Pastors are seldom present as Christ’s designated office holder accountable for doctrinal instruction.
Church for children must be entertaining and connected with short burst activities that can hold diminishing attention spans.
Actual Bible teaching is de minimis—disjointed lessons that are not indisputably elevated above crafts, snacks, games, and activities.
Church music is only contemporary and performer-led.
Low expectations: Behave and tell your mom you had a good time; boast about your swag.
“Creaster”1 commitments are acceptable, especially for unbelievers. Attending church irregularly and at someone else's convenience has been made perfectly normal.
Enticements activate the gospel.
If modern goodie-driven VBSs were effective, they would help reverse the persistent decline in church membership and attendance. Can we at least be ruthlessly honest with ourselves about VBS's utter failure?
Retvrn to the Bible
If a church has a VBS, the schedule should be dominated by the authoritative presence2 of the pastor(s) wearing a clerical collar. Secondly, it should be focused on teaching scripture and the Small Catechism (a simple version without unnecessary trappings).
The most important benefit is to shake loose parents whose sole interest is inexpensive babysitting rather than Christian instruction. The kids will have taken their cue from the parents—they will only remember the activities and freebies, not the truncated, siloed Bible stories.
How about keeping it simple with a chapel service and teaching of the Small Catechism? The kids who attend will remember it for eternity. If the parents want food and games included, invite them to take over at a local park or pool afterward. Lead with the gospel; this is what Lutheran pastors are made for!
☩TW☩
Creaster = Christmas and Easter
Not just as an object of adult and pastoral respect, but also to teach manners and apply discipline to misbehaving kids.
I thought I would get to the end of your article and see you provide a meaningful craft that children could work on while learning about Jesus.
You have great potential to provide a wonderful and worthwhile work of art at a child's level that is so much better quality than the usual throw away craft.
Would you work on that for us? It would be a blessing!

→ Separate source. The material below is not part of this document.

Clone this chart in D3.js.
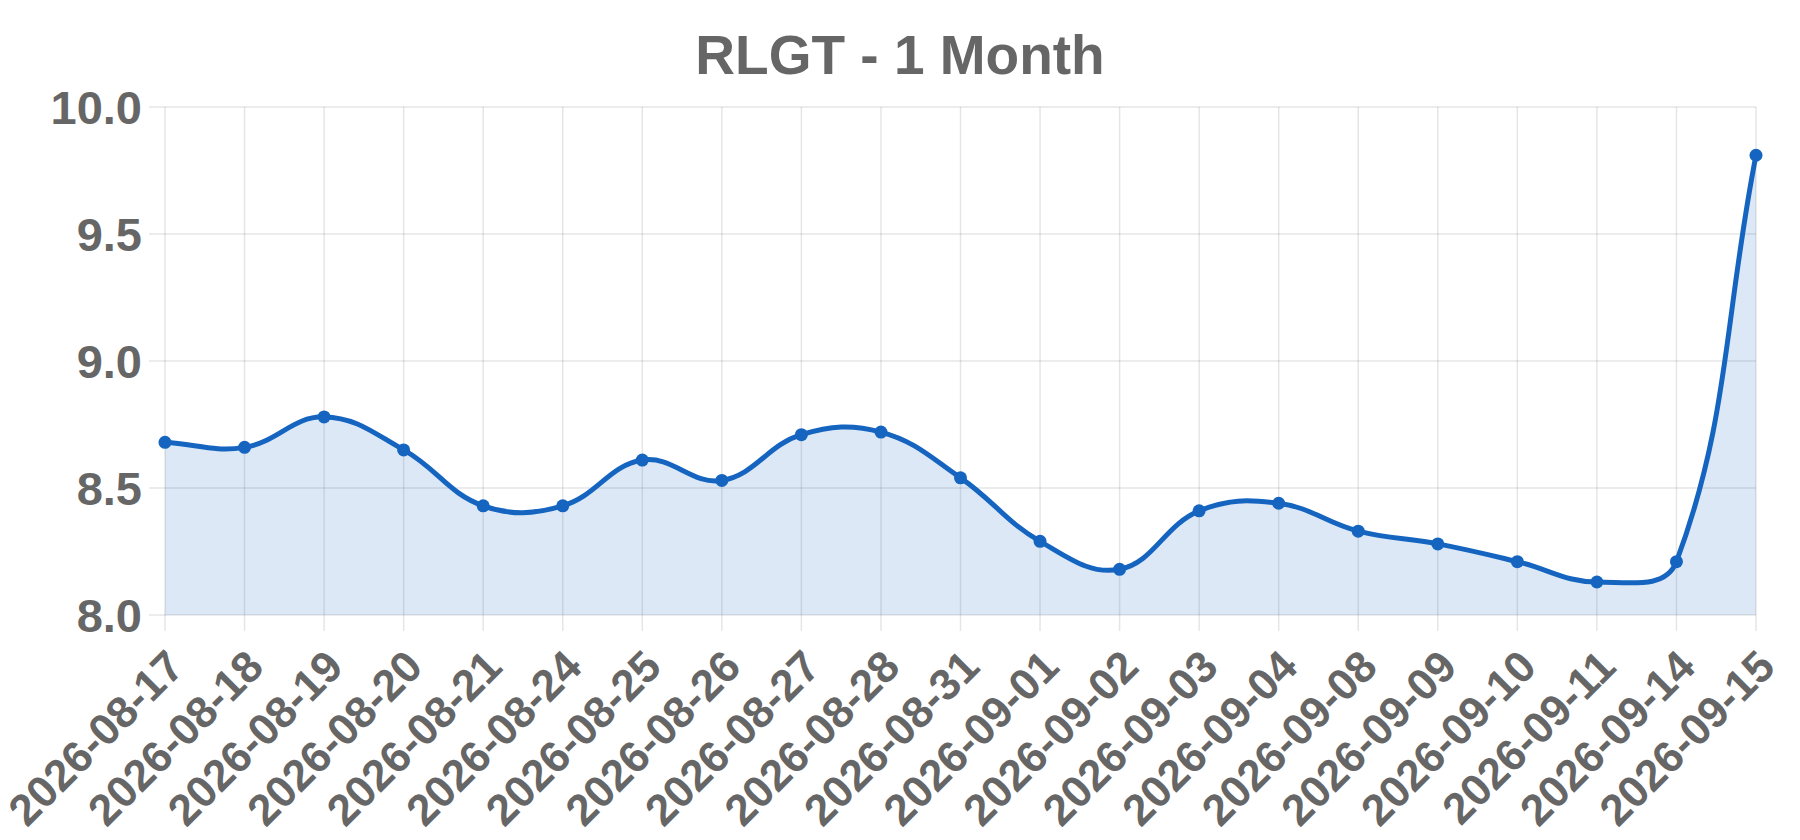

I had the wonderful experience of seeing my future husband when he was performing absolutely dorky skits in local parks for VBS. I was brought to tears by their unashamed confession of Christ and him crucified to hundreds of children. This was by a So Cal Lutheran Brethren Church. The Pastor took painstaking efforts to weed through the VBS curriculum and weed out the heresy while keeping the good. He trained his youth very well to teach the kids and they successfully preached the Word to 3 year olds (hundreds of children at many parks) and held their attention. My husband is now a confessional LCMS pastor and we are just as gottestienst as all of you. There was much effort, money, time and prayer put into these VBSs I saw many years ago. I’m a confessional naysayer too and I know there’s some crap VBSs. But not this one, and they used dreaded thematic content, but it was appropriate. It was for 3 year olds. Christ and him crucified was preached. God be praised!